(Excerpted records)
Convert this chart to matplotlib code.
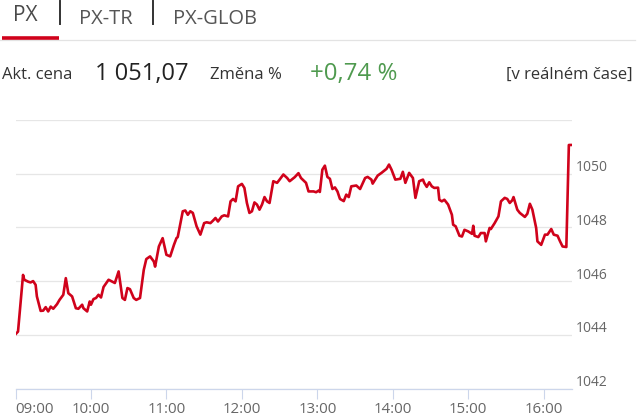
import matplotlib
matplotlib.use("Agg")
import matplotlib.pyplot as plt
from matplotlib.lines import Line2D
from matplotlib.transforms import ScaledTranslation

# PX index intraday, minutes after 09:00
minutes = [0, 2, 6, 7, 10, 12, 14, 16, 17, 20, 22, 24, 26, 28, 30, 33, 35, 38, 40, 42,
           45, 48, 50, 53, 54, 57, 59, 60, 62, 64, 66, 68, 70, 74, 77, 79, 82, 85, 87, 89,
           91, 94, 96, 99, 102, 104, 107, 110, 111, 114, 117, 120, 123, 126, 128, 129, 133, 135, 137, 139,
           141, 144, 147, 150, 152, 155, 157, 159, 161, 164, 166, 169, 171, 173, 175, 177, 180, 182, 184, 186,
           188, 190, 192, 194, 196, 198, 200, 202, 205, 208, 210, 213, 216, 218, 222, 225, 227, 231, 233, 237,
           239, 241, 242, 244, 246, 248, 250, 252, 254, 256, 258, 261, 263, 265, 267, 271, 274, 278, 280, 283,
           284, 288, 291, 295, 297, 299, 302, 306, 308, 310, 313, 316, 318, 321, 324, 325, 327, 329, 331, 333,
           336, 337, 339, 341, 344, 347, 348, 350, 353, 355, 357, 360, 363, 364, 365, 368, 370, 373, 374, 377,
           378, 381, 384, 386, 389, 391, 393, 395, 396, 399, 401, 405, 407, 409, 411, 414, 415, 418, 421, 423,
           426, 428, 431, 433, 435, 438, 440, 442]
values = [1044.02, 1044.12, 1046.23, 1046.05, 1045.98, 1045.95, 1046.00, 1045.86, 1045.43, 1044.89,
          1044.90, 1045.03, 1044.87, 1045.05, 1044.97, 1045.14, 1045.30, 1045.49, 1046.11, 1045.55,
          1045.43, 1044.99, 1044.97, 1045.12, 1044.99, 1044.87, 1045.24, 1045.12, 1045.33, 1045.37,
          1045.49, 1045.39, 1045.78, 1046.05, 1045.98, 1045.93, 1046.36, 1045.37, 1045.30, 1045.74,
          1045.70, 1045.37, 1045.30, 1045.37, 1046.42, 1046.82, 1046.92, 1046.73, 1046.54, 1047.29,
          1047.60, 1046.98, 1046.92, 1047.35, 1047.60, 1047.64, 1048.60, 1048.63, 1048.47, 1048.60,
          1048.54, 1048.04, 1047.73, 1048.16, 1048.19, 1048.16, 1048.25, 1048.35, 1048.22, 1048.41,
          1048.45, 1048.41, 1048.97, 1049.06, 1048.97, 1049.53, 1049.62, 1049.47, 1048.91, 1048.54,
          1048.60, 1048.93, 1048.85, 1048.66, 1048.85, 1049.13, 1048.97, 1048.91, 1049.72, 1049.66,
          1049.78, 1049.97, 1049.84, 1049.72, 1049.87, 1050.02, 1049.84, 1049.66, 1049.34, 1049.34,
          1049.31, 1049.37, 1049.32, 1050.15, 1050.30, 1049.88, 1049.81, 1049.43, 1049.49, 1049.34,
          1049.06, 1048.98, 1049.22, 1049.13, 1049.53, 1049.56, 1049.43, 1049.84, 1049.88, 1049.78,
          1049.63, 1049.93, 1050.03, 1050.18, 1050.34, 1050.15, 1049.78, 1049.81, 1050.07, 1049.66,
          1050.03, 1049.84, 1049.10, 1049.72, 1049.78, 1049.66, 1049.51, 1049.68, 1049.53, 1049.47,
          1049.48, 1049.03, 1048.97, 1049.03, 1048.85, 1048.47, 1048.10, 1048.04, 1047.69, 1047.66,
          1047.91, 1047.85, 1047.76, 1048.06, 1047.69, 1047.64, 1047.79, 1047.79, 1047.48, 1047.98,
          1047.94, 1048.16, 1048.41, 1048.97, 1049.10, 1049.06, 1048.91, 1049.01, 1049.13, 1048.66,
          1048.54, 1048.39, 1048.51, 1048.88, 1048.66, 1047.98, 1047.48, 1047.35, 1047.73, 1047.73,
          1047.94, 1047.73, 1047.69, 1047.48, 1047.29, 1047.27, 1051.07, 1051.07]

hour_ticks = [0, 60, 120, 180, 240, 300, 360, 420]
hour_labels = ['09:00', '10:00', '11:00', '12:00', '13:00', '14:00', '15:00', '16:00']
y_ticks = [1042, 1044, 1046, 1048, 1050, 1052]
y_labels = ['1042', '1044', '1046', '1048', '1050', '']

tabs = ['PX', 'PX-TR', 'PX-GLOB']
price = '1 051,07'
change = '+0,74 %'

plt.rcParams['font.family'] = ['Open Sans', 'DejaVu Sans']

W, H = 640, 419
fig = plt.figure(figsize=(W / 100, H / 100), dpi=100)


def fx(x):
    return x / W


def fy(y):
    return 1 - y / H


# axes box in pixels: x 15.5..572, y 120..388.5
ax = fig.add_axes([fx(15.5), fy(388.5), (572 - 15.5) / W, (388.5 - 120) / H])
ax.plot(minutes, values, color='#d0021b', lw=1.9, solid_joinstyle='round')
ax.set_xlim(0, 442.5)
ax.set_ylim(1042, 1052)

for s in ['top', 'left', 'right']:
    ax.spines[s].set_visible(False)
ax.spines['bottom'].set_color('#ccd6eb')
ax.spines['bottom'].set_linewidth(0.9)

ax.set_xticks(hour_ticks)
ax.set_xticklabels(hour_labels)
ax.tick_params(axis='x', length=7.5, width=0.8, color='#ccd6eb', labelsize=10.8,
               labelcolor='#666666', pad=2)
ax.get_xticklabels()[0].set_horizontalalignment('left')

ax.yaxis.tick_right()
ax.set_yticks(y_ticks)
ax.set_yticklabels(y_labels)
ax.tick_params(axis='y', length=0, labelsize=10, labelcolor='#666666', pad=3)
ax.grid(axis='y', color='#e6e6e6', lw=0.9)
ax.set_axisbelow(True)
shift = ScaledTranslation(0, 8 / 100, fig.dpi_scale_trans)
for lab in ax.get_yticklabels():
    lab.set_transform(lab.get_transform() + shift)

# header tabs
fig.text(fx(13), fy(21), tabs[0], fontsize=15, color='#4a4a4a')
fig.text(fx(79), fy(24), tabs[1], fontsize=14.5, color='#555555')
fig.text(fx(173), fy(24), tabs[2], fontsize=14.5, color='#555555')
fig.add_artist(Line2D([fx(59.5), fx(59.5)], [fy(1), fy(24)], color='#333333', lw=1.4))
fig.add_artist(Line2D([fx(152.7), fx(152.7)], [fy(1), fy(24)], color='#333333', lw=1.4))
fig.add_artist(Line2D([fx(0), fx(635)], [fy(40), fy(40)], color='#e3e3e3', lw=0.9))
fig.add_artist(Line2D([fx(2), fx(59)], [fy(38), fy(38)], color='#d0021b', lw=2.6,
                      solid_capstyle='butt'))

# quote row
fig.text(fx(2), fy(79), 'Akt. cena', fontsize=12, color='#333333')
fig.text(fx(95), fy(80), price, fontsize=17, color='#222222')
fig.text(fx(210), fy(79), 'Změna %', fontsize=12, color='#333333')
fig.text(fx(310), fy(80), change, fontsize=17.3, color='#4f9a4f')
fig.text(fx(633), fy(79), '[v reálném čase]', fontsize=12, color='#333333', ha='right')

fig.savefig('out.png', dpi=100)
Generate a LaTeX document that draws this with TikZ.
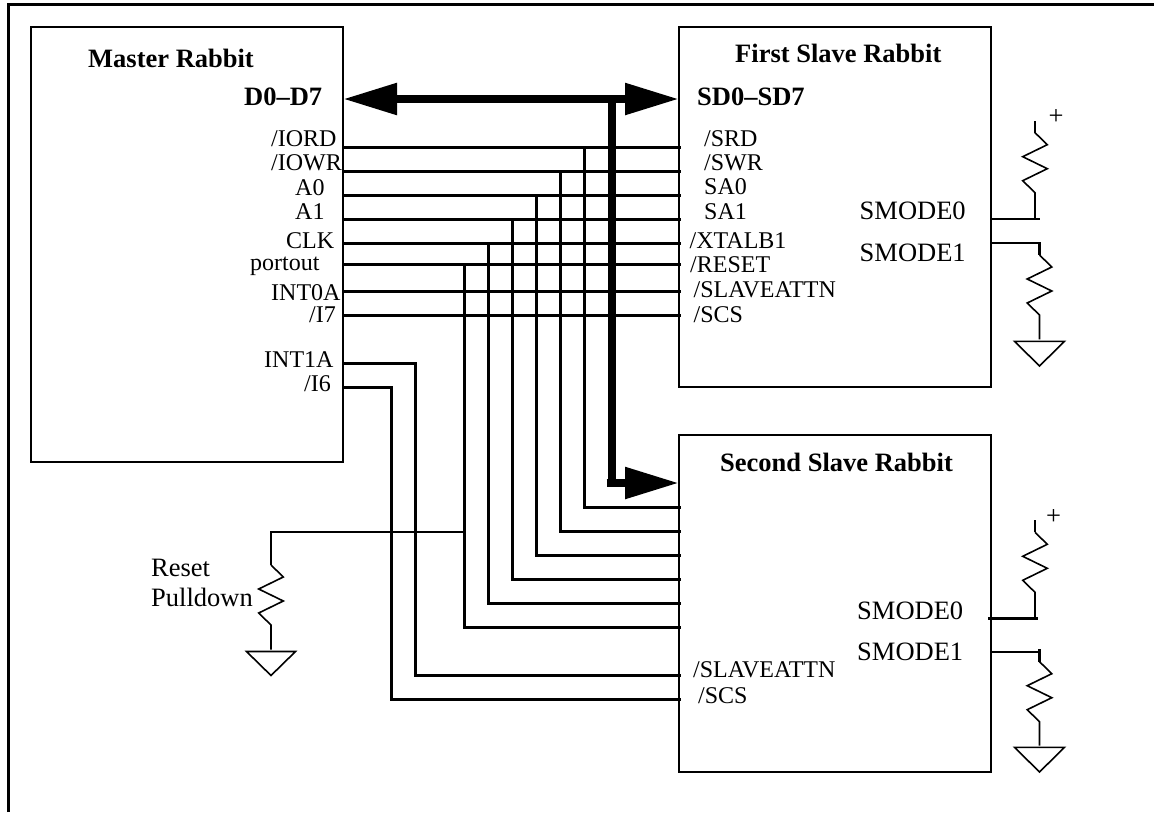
\documentclass[tikz,border=0pt]{standalone}
\usepackage{fontspec}
\setmainfont{Liberation Serif}
\usetikzlibrary{arrows.meta}
\tikzset{
    zigzag/.style={to path={-- ++(12.3,12) -- ++(-24.6,12) -- ++(24.6,12) -- ++(-24.6,12) -- ++(12.3,12) -- (\tikztotarget)}},
    box/.style={draw, line width=2.6pt, anchor=center},
    title/.style={font=\fontsize{26.5}{30}\selectfont\bfseries},
    big/.style={font=\fontsize{26.5}{30}\selectfont},
    wire/.style={line width=3pt},
    modewire/.style={line width=2.2pt},
    thinwire/.style={line width=1.6pt},
    bus/.style={line width=8.5pt}
}
\begin{document}
\begin{tikzpicture}[x=1pt, y=-1pt, every node/.style={inner sep=0pt, anchor=base west, font=\fontsize{24}{28}\selectfont}, >={Triangle[length=54pt,width=30pt]}]
        \useasboundingbox (0,0) rectangle (1154,812);
        % outer frame, cut off at the page edge
        \coordinate (framea) at (8.3,812);
        \coordinate (frameb) at (8.3,4.7);
        \coordinate (framec) at (1154,4.7);
        \draw[line width=3.2pt] (framea) -- (frameb) -- (framec);
        % the three boards
        \node[box, minimum width=312pt, minimum height=435pt] (master) at (187,244.5) {};
        \node[box, minimum width=312pt, minimum height=360pt] (first) at (835,207) {};
        \node[box, minimum width=312pt, minimum height=337pt] (second) at (835,603.5) {};
        \node[title] (mtitle) at (88,67) {Master Rabbit};
        \node[title] (ftitle) at (735,62) {First Slave Rabbit};
        \node[title] (stitle) at (720,471) {Second Slave Rabbit};
        % master pins
        \node[title] (md) at (244,105) {D0--D7};
        \node (miord) at (271,146.7) {/IORD};
        \node (miowr) at (271,170.7) {/IOWR};
        \node (ma0) at (295,195) {A0};
        \node (ma1) at (295,219.3) {A1};
        \node (mclk) at (286,248.3) {CLK};
        \node (mport) at (250,270) {portout};
        \node (mint0) at (271,300) {INT0A};
        \node (mi7) at (309,322.7) {/I7};
        \node (mint1) at (264,367.3) {INT1A};
        \node (mi6) at (304,391.7) {/I6};
        % first slave pins
        \node[title] (fd) at (697,105) {SD0--SD7};
        \node (fsrd) at (704,146.7) {/SRD};
        \node (fswr) at (704,170.7) {/SWR};
        \node (fsa0) at (704,194.5) {SA0};
        \node (fsa1) at (704,219) {SA1};
        \node (fxtal) at (689.5,248.3) {/XTALB1};
        \node (freset) at (690,272.3) {/RESET};
        \node (fattn) at (693.5,297.3) {/SLAVEATTN};
        \node (fscs) at (693.5,322.7) {/SCS};
        \node[big] (fmode0) at (859.5,219) {SMODE0};
        \node[big] (fmode1) at (859.5,261.7) {SMODE1};
        % second slave pins
        \node (sattn) at (693,677) {/SLAVEATTN};
        \node (sscs) at (698,703) {/SCS};
        \node[big] (smode0) at (857,619) {SMODE0};
        \node[big] (smode1) at (857,660.7) {SMODE1};
        % data bus
        \coordinate (busm) at (343,99);
        \coordinate (busf) at (679,99);
        \coordinate (busj) at (612,99);
        \coordinate (busk) at (612,487);
        \coordinate (busl) at (606.7,483);
        \coordinate (buss) at (679,483);
        \draw[bus, <->] (busm) -- (busf);
        \draw[bus] (busj) -- (busk);
        \draw[bus, ->] (busl) -- (buss);
        % pin coordinates on the master edge
        \coordinate (p1) at (343,147);
        \coordinate (p2) at (343,171);
        \coordinate (p3) at (343,195);
        \coordinate (p4) at (343,219);
        \coordinate (p5) at (343,243);
        \coordinate (p6) at (343,264);
        \coordinate (p7) at (343,291);
        \coordinate (p8) at (343,315);
        \coordinate (p9) at (343,363);
        \coordinate (p10) at (343,387);
        % same on the first slave edge
        \coordinate (q1) at (681,147);
        \coordinate (q2) at (681,171);
        \coordinate (q3) at (681,195);
        \coordinate (q4) at (681,219);
        \coordinate (q5) at (681,243);
        \coordinate (q6) at (681,264);
        \coordinate (q7) at (681,291);
        \coordinate (q8) at (681,315);
        \draw[wire] (p1) -- (q1);
        \draw[wire] (p2) -- (q2);
        \draw[wire] (p3) -- (q3);
        \draw[wire] (p4) -- (q4);
        \draw[wire] (p5) -- (q5);
        \draw[wire] (p6) -- (q6);
        \draw[wire] (p7) -- (q7);
        \draw[wire] (p8) -- (q8);
        % branches down to the second slave
        \coordinate (j1) at (584,147);
        \coordinate (j2) at (560,171);
        \coordinate (j3) at (536,195);
        \coordinate (j4) at (512,219);
        \coordinate (j5) at (488,243);
        \coordinate (j6) at (464,264);
        \coordinate (t1) at (681,507);
        \coordinate (t2) at (681,531);
        \coordinate (t3) at (681,555);
        \coordinate (t4) at (681,579);
        \coordinate (t5) at (681,603);
        \coordinate (t6) at (681,627);
        \coordinate (t7) at (681,675);
        \coordinate (t8) at (681,699);
        \draw[wire] (j1) |- (t1);
        \draw[wire] (j2) |- (t2);
        \draw[wire] (j3) |- (t3);
        \draw[wire] (j4) |- (t4);
        \draw[wire] (j5) |- (t5);
        \draw[wire] (j6) |- (t6);
        \coordinate (k7) at (415.5,363);
        \coordinate (k8) at (391.5,387);
        \draw[wire] (p9) -- (k7) |- (t7);
        \draw[wire] (p10) -- (k8) |- (t8);
        % reset pulldown
        \node[big] (rlabela) at (151,576.7) {Reset};
        \node[big] (rlabelb) at (151,606) {Pulldown};
        \coordinate (rj) at (464,532);
        \coordinate (rc) at (271,532);
        \coordinate (ra) at (271,565);
        \coordinate (rb) at (271,649.5);
        \coordinate (rg) at (271,651.5);
        \draw[modewire] (rj) -- (rc) -- (ra);
        \draw[thinwire] (ra) to[zigzag] (rb);
        \draw[thinwire] (rg) -- ++(-24.5,0) -- ++(24.5,24) -- ++(24.5,-24) -- cycle;
        % first slave mode resistors
        \node[big, anchor=center] (fplus) at (1056,117) {+};
        \coordinate (fupa) at (1035,121);
        \coordinate (fupb) at (1035,132.7);
        \coordinate (fupc) at (1035,218.7);
        \coordinate (fmodea) at (991,218.7);
        \coordinate (fmodeb) at (1040,218.7);
        \draw[modewire] (fupa) -- (fupb);
        \draw[thinwire] (fupb) to[zigzag] (fupc);
        \draw[modewire] (fmodea) -- (fmodeb);
        \coordinate (fdna) at (991,242.7);
        \coordinate (fdnb) at (1039.5,242.7);
        \coordinate (fdnc) at (1039.5,255);
        \coordinate (fdnd) at (1039.5,339.3);
        \coordinate (fgnd) at (1039.5,341.3);
        \draw[modewire] (fdna) -- (fdnb) -- (fdnc);
        \draw[thinwire] (fdnc) to[zigzag] (fdnd);
        \draw[thinwire] (fgnd) -- ++(-25,0) -- ++(25,24.7) -- ++(25,-24.7) -- cycle;
        % second slave mode resistors
        \node[big, anchor=center] (splus) at (1053.7,517) {+};
        \coordinate (supa) at (1035,520);
        \coordinate (supb) at (1035,532.3);
        \coordinate (supc) at (1035,618.5);
        \coordinate (smodea) at (988,618.5);
        \coordinate (smodeb) at (1038,618.5);
        \draw[modewire] (supa) -- (supb);
        \draw[thinwire] (supb) to[zigzag] (supc);
        \draw[modewire] (smodea) -- (smodeb);
        \coordinate (sdna) at (991,652);
        \coordinate (sdnb) at (1039.5,652);
        \coordinate (sdnt) at (1039.5,649);
        \coordinate (sdnc) at (1039.5,661.7);
        \coordinate (sdnd) at (1039.5,745.5);
        \coordinate (sgnd) at (1039.5,747.3);
        \draw[modewire] (sdna) -- (sdnb);
        \draw[modewire] (sdnt) -- (sdnc);
        \draw[thinwire] (sdnc) to[zigzag] (sdnd);
        \draw[thinwire] (sgnd) -- ++(-25,0) -- ++(25,24.7) -- ++(25,-24.7) -- cycle;
    \end{tikzpicture}
\end{document}
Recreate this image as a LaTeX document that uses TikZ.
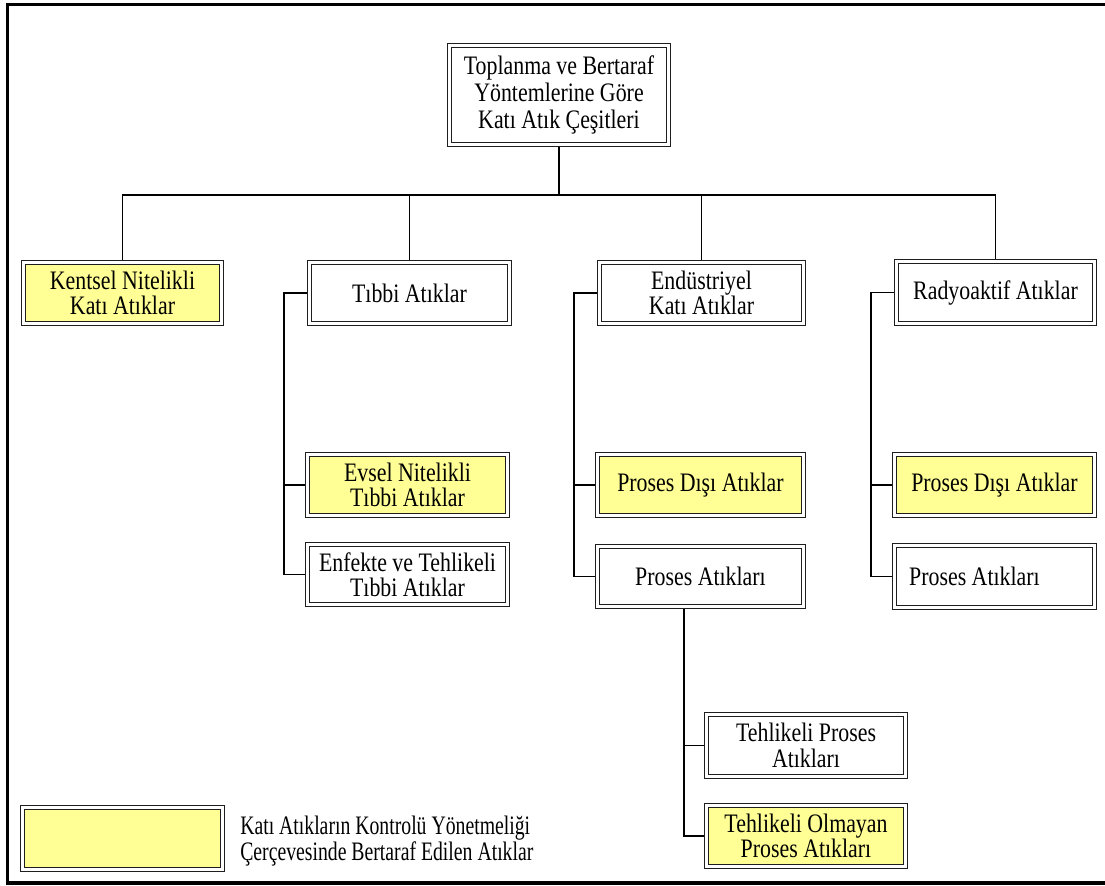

(Written request)
Begin with the first line of the entries above and write out each line exactly, ending with the line containing "from matplotlib.transforms import". Leave out pictures.

(Correct response)
Convert this chart to matplotlib code.
import matplotlib
matplotlib.use("Agg")
import matplotlib.pyplot as plt
from matplotlib.lines import Line2D
from matplotlib.transforms import ScaledTranslation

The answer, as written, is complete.